Starting at the first line of the listing below, retype each line up to and including the one that contains "const distracterErr = [1.4, 3.05, 1.8];". Leave pictures out.

▬▬▬▬▬▬

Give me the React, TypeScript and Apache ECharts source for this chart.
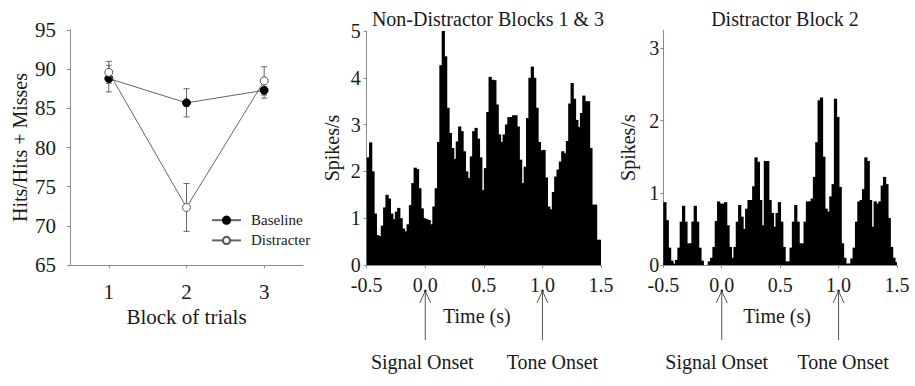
import React, { useEffect, useRef } from 'react';
import * as echarts from 'echarts';

// ---------- data ----------
const blockLabels = ['1', '2', '3'];
const baselineMean = [88.8, 85.7, 87.3];
const baselineErr = [1.7, 1.8, 1.0];
const distracterMean = [89.6, 72.35, 88.5];
const distracterErr = [1.4, 3.05, 1.8];

const binStart = -0.5;
const binWidth = 0.02;
const nonDistractorRates = [
  2.3, 2.62, 2.0, 1.1, 0.64, 0.62, 0.84, 1.23, 1.5, 1.42,
  1.1, 0.98, 1.14, 1.22, 1.0, 0.78, 0.72, 0.87, 1.28, 1.75,
  2.08, 2.05, 1.64, 1.21, 1.0, 0.98, 0.96, 0.87, 1.25, 1.64,
  2.63, 4.27, 5.0, 4.46, 3.36, 2.82, 2.5, 2.27, 2.64, 2.96,
  2.86, 2.43, 2.0, 1.86, 2.32, 2.86, 2.93, 2.7, 2.3, 1.6,
  2.07, 3.27, 4.02, 3.96, 3.95, 3.43, 2.79, 2.63, 2.79, 3.0,
  3.16, 3.16, 3.2, 3.2, 2.96, 2.25, 1.75, 2.1, 3.14, 4.0,
  4.24, 4.0, 3.36, 2.63, 2.45, 2.46, 1.87, 1.25, 1.19, 1.56,
  1.89, 2.04, 2.21, 2.43, 2.39, 2.65, 3.45, 3.89, 3.55, 3.1,
  2.95, 3.25, 3.62, 3.5, 3.5, 2.5, 1.29, 1.29, 0.54, 0.54,
];
const distractorRates = [
  0.87, 0.62, 0.24, 0.06, 0.02, 0.07, 0.24, 0.6, 0.82, 0.6,
  0.3, 0.3, 0.6, 0.82, 0.6, 0.24, 0.06, 0.0, 0.0, 0.05,
  0.1, 0.25, 0.61, 0.88, 0.85, 0.85, 0.87, 0.55, 0.25, 0.1,
  0.25, 0.6, 0.83, 0.67, 0.5, 0.78, 0.9, 0.9, 1.09, 1.49,
  1.43, 0.9, 0.55, 1.44, 1.44, 0.9, 0.72, 0.53, 0.72, 0.87,
  0.6, 0.25, 0.05, 0.05, 0.24, 0.6, 0.83, 0.6, 0.3, 0.3,
  0.6, 0.88, 0.88, 0.92, 1.22, 1.7, 2.28, 2.32, 1.5, 0.78,
  0.74, 0.95, 1.12, 2.3, 2.05, 1.08, 0.3, 0.1, 0.02, 0.02,
  0.09, 0.24, 0.6, 0.88, 0.9, 1.05, 1.49, 1.44, 0.9, 0.53,
  0.88, 0.85, 0.88, 1.1, 1.22, 1.12, 0.65, 0.25, 0.1, 0.04,
];
const timeTicks = [-0.5, 0, 0.5, 1.0, 1.5];
const ndRateTicks = [0, 1, 2, 3, 4, 5];
const dRateTicks = [0, 1, 2, 3];
const onsetTimes = [0, 1.0];
const onsetLabels = ['Signal Onset', 'Tone Onset'];

const FONT = '"Liberation Serif", "Times New Roman", serif';
const TXT = '#1a1a1a';
const AX = '#8c8c8c';

function bins(rates: number[]) {
  return rates.map((v, i) => [binStart + i * binWidth, binStart + (i + 1) * binWidth, v]);
}

function histRender(params: any, api: any) {
  const s = api.value(0);
  const e = api.value(1);
  const v = api.value(2);
  const p0 = api.coord([s, v]);
  const p1 = api.coord([e, 0]);
  const isLast = params.dataIndex === params.dataInsideLength - 1;
  return {
    type: 'rect',
    shape: {
      x: p0[0],
      y: p0[1],
      width: p1[0] - p0[0] + (isLast ? 0 : 0.9),
      height: p1[1] - p0[1],
    },
    style: { fill: '#000' },
  };
}

function errRender(params: any, api: any) {
  const x = api.value(0);
  const lo = api.value(1);
  const hi = api.value(2);
  const pLo = api.coord([x, lo]);
  const pHi = api.coord([x, hi]);
  const w = 3;
  const st = { stroke: '#666', lineWidth: 1 };
  return {
    type: 'group',
    children: [
      { type: 'line', shape: { x1: pHi[0], y1: pHi[1], x2: pLo[0], y2: pLo[1] }, style: st },
      { type: 'line', shape: { x1: pHi[0] - w, y1: pHi[1], x2: pHi[0] + w, y2: pHi[1] }, style: st },
      { type: 'line', shape: { x1: pLo[0] - w, y1: pLo[1], x2: pLo[0] + w, y2: pLo[1] }, style: st },
    ],
  };
}

const axisCommon = {
  axisLine: { show: true, onZero: false, lineStyle: { color: AX, width: 1 } },
  axisTick: { show: true, length: 3, lineStyle: { color: AX } },
  splitLine: { show: false },
};

export default function App() {
  const ref = useRef<HTMLDivElement>(null);
  useEffect(() => {
    if (!ref.current) return;
    const chart = echarts.init(ref.current, undefined, { renderer: 'svg' });
    const timeAxis = (gridIndex: number, nameShift: number) => ({
      type: 'value',
      gridIndex,
      min: -0.5,
      max: 1.5,
      ...axisCommon,
      axisTick: { show: true, length: 3, lineStyle: { color: AX }, customValues: timeTicks },
      axisLabel: {
        customValues: timeTicks,
        formatter: (v: number) => v.toFixed(1),
        fontFamily: FONT,
        fontSize: 20,
        color: TXT,
        margin: 10,
      },
      name: 'Time (s)',
      nameLocation: 'middle',
      nameGap: 41,
      nameTextStyle: { fontFamily: FONT, fontSize: 20, color: TXT, padding: [0, nameShift, 0, 0] },
    });
    const rateAxis = (gridIndex: number, max: number, ticks: number[], margin: number) => ({
      type: 'value',
      gridIndex,
      min: 0,
      max,
      ...axisCommon,
      axisTick: { show: true, length: 3, lineStyle: { color: AX }, customValues: ticks },
      axisLabel: { customValues: ticks, fontFamily: FONT, fontSize: 20, color: TXT, margin },
      name: 'Spikes/s',
      nameLocation: 'middle',
      nameGap: 25,
      nameTextStyle: { fontFamily: FONT, fontSize: 20, color: TXT },
    });

    const option: any = {
      animation: false,
      textStyle: { fontFamily: FONT },
      title: [
        {
          text: 'Non-Distractor Blocks 1 & 3',
          left: 483,
          top: 4,
          textAlign: 'center',
          textStyle: { fontFamily: FONT, fontSize: 20, fontWeight: 'normal', color: TXT },
        },
        {
          text: 'Distractor Block 2',
          left: 780,
          top: 4,
          textAlign: 'center',
          textStyle: { fontFamily: FONT, fontSize: 20, fontWeight: 'normal', color: TXT },
        },
      ],
      grid: [
        { left: 70, top: 30, width: 233, height: 235 },
        { left: 366.7, top: 31, width: 234.3, height: 234 },
        { left: 663.3, top: 30.25, width: 233.7, height: 234.75 },
      ],
      legend: {
        left: 206,
        top: 207.7,
        orient: 'vertical',
        itemWidth: 29,
        itemHeight: 9,
        itemGap: 5.2,
        textStyle: { fontFamily: FONT, fontSize: 15, color: TXT, padding: [0, 0, 0, 5] },
        data: ['Baseline', 'Distracter'],
      },
      xAxis: [
        {
          type: 'category',
          gridIndex: 0,
          data: blockLabels,
          boundaryGap: true,
          ...axisCommon,
          axisTick: { show: true, length: 3, alignWithLabel: true, lineStyle: { color: AX } },
          axisLabel: { fontFamily: FONT, fontSize: 21, color: TXT, margin: 16 },
          name: 'Block of trials',
          nameLocation: 'middle',
          nameGap: 41,
          nameTextStyle: { fontFamily: FONT, fontSize: 21, color: TXT },
        },
        timeAxis(1, 14),
        timeAxis(2, 6),
      ],
      yAxis: [
        {
          type: 'value',
          gridIndex: 0,
          min: 65,
          max: 95,
          interval: 5,
          ...axisCommon,
          axisLabel: { fontFamily: FONT, fontSize: 21, color: TXT, margin: 14 },
          name: 'Hits/Hits + Misses',
          nameLocation: 'middle',
          nameGap: 40,
          nameTextStyle: { fontFamily: FONT, fontSize: 20, color: TXT },
        },
        rateAxis(1, 5, ndRateTicks, 6),
        rateAxis(2, 3.25, dRateTicks, 4),
      ],
      series: [
        {
          type: 'custom',
          name: 'baselineErr',
          xAxisIndex: 0,
          yAxisIndex: 0,
          renderItem: errRender,
          encode: { x: 0, y: [1, 2] },
          data: baselineMean.map((m, i) => [i, m - baselineErr[i], m + baselineErr[i]]),
          z: 1,
        },
        {
          type: 'custom',
          name: 'distracterErr',
          xAxisIndex: 0,
          yAxisIndex: 0,
          renderItem: errRender,
          encode: { x: 0, y: [1, 2] },
          data: distracterMean.map((m, i) => [i, m - distracterErr[i], m + distracterErr[i]]),
          z: 1,
        },
        {
          type: 'line',
          name: 'Baseline',
          xAxisIndex: 0,
          yAxisIndex: 0,
          data: baselineMean,
          symbol: 'circle',
          symbolSize: 8,
          showSymbol: true,
          lineStyle: { color: '#666', width: 1 },
          itemStyle: { color: '#000', borderColor: '#000', borderWidth: 1 },
          z: 3,
        },
        {
          type: 'line',
          name: 'Distracter',
          xAxisIndex: 0,
          yAxisIndex: 0,
          data: distracterMean,
          symbol: 'circle',
          symbolSize: 8,
          showSymbol: true,
          lineStyle: { color: '#666', width: 1 },
          itemStyle: { color: '#fff', borderColor: '#555', borderWidth: 1 },
          z: 4,
        },
        {
          type: 'custom',
          name: 'nonDistractor',
          xAxisIndex: 1,
          yAxisIndex: 1,
          renderItem: histRender,
          encode: { x: [0, 1], y: 2 },
          data: bins(nonDistractorRates),
        },
        {
          type: 'custom',
          name: 'distractor',
          xAxisIndex: 2,
          yAxisIndex: 2,
          renderItem: histRender,
          encode: { x: [0, 1], y: 2 },
          data: bins(distractorRates),
        },
      ],
    };
    chart.setOption(option);

    // onset arrows beneath the two histograms
    const labelShift = [[-3, 10], [-5, 4.5]];
    const elements: any[] = [];
    [1, 2].forEach((axisIdx, pi) => {
      onsetTimes.forEach((t, k) => {
        const px = chart.convertToPixel({ xAxisIndex: axisIdx } as any, t) as unknown as number;
        const st = { stroke: '#555', lineWidth: 1 };
        elements.push(
          { type: 'line', shape: { x1: px, y1: 291, x2: px, y2: 340 }, style: st },
          { type: 'polyline', shape: { points: [[px - 5.5, 303], [px, 291], [px + 5.5, 303]] }, style: { ...st, fill: null } },
          {
            type: 'text',
            x: px + labelShift[pi][k],
            y: 361.5,
            style: {
              text: onsetLabels[k],
              fontFamily: FONT,
              fontSize: 20,
              fill: TXT,
              align: 'center',
              verticalAlign: 'middle',
            },
          },
        );
      });
    });
    chart.setOption({ graphic: { elements } });

    return () => chart.dispose();
  }, []);
  return (
    <div
      ref={ref}
      style={{ position: 'fixed', left: 0, top: 0, width: 915, height: 386, background: '#fff' }}
    />
  );
}
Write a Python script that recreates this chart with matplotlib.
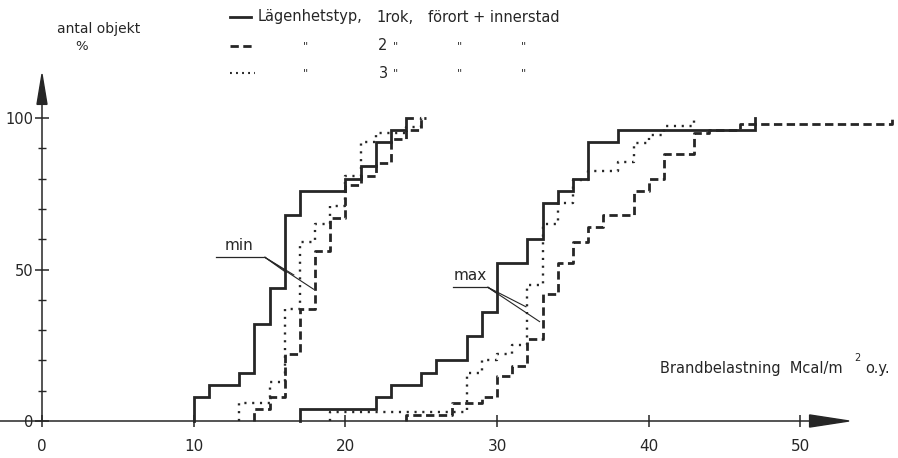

▬▬▬▬▬▬

- ANSWER TO THIS EXERCISE:
Give me the React, TypeScript and Apache ECharts source for this chart.
import React, { useEffect, useRef } from 'react';
import * as echarts from 'echarts';

// ---------- data ----------
const blockLabels = ['1', '2', '3'];
const baselineMean = [88.8, 85.7, 87.3];
const baselineErr = [1.7, 1.8, 1.0];
const distracterMean = [89.6, 72.35, 88.5];
const distracterErr = [1.4, 3.05, 1.8];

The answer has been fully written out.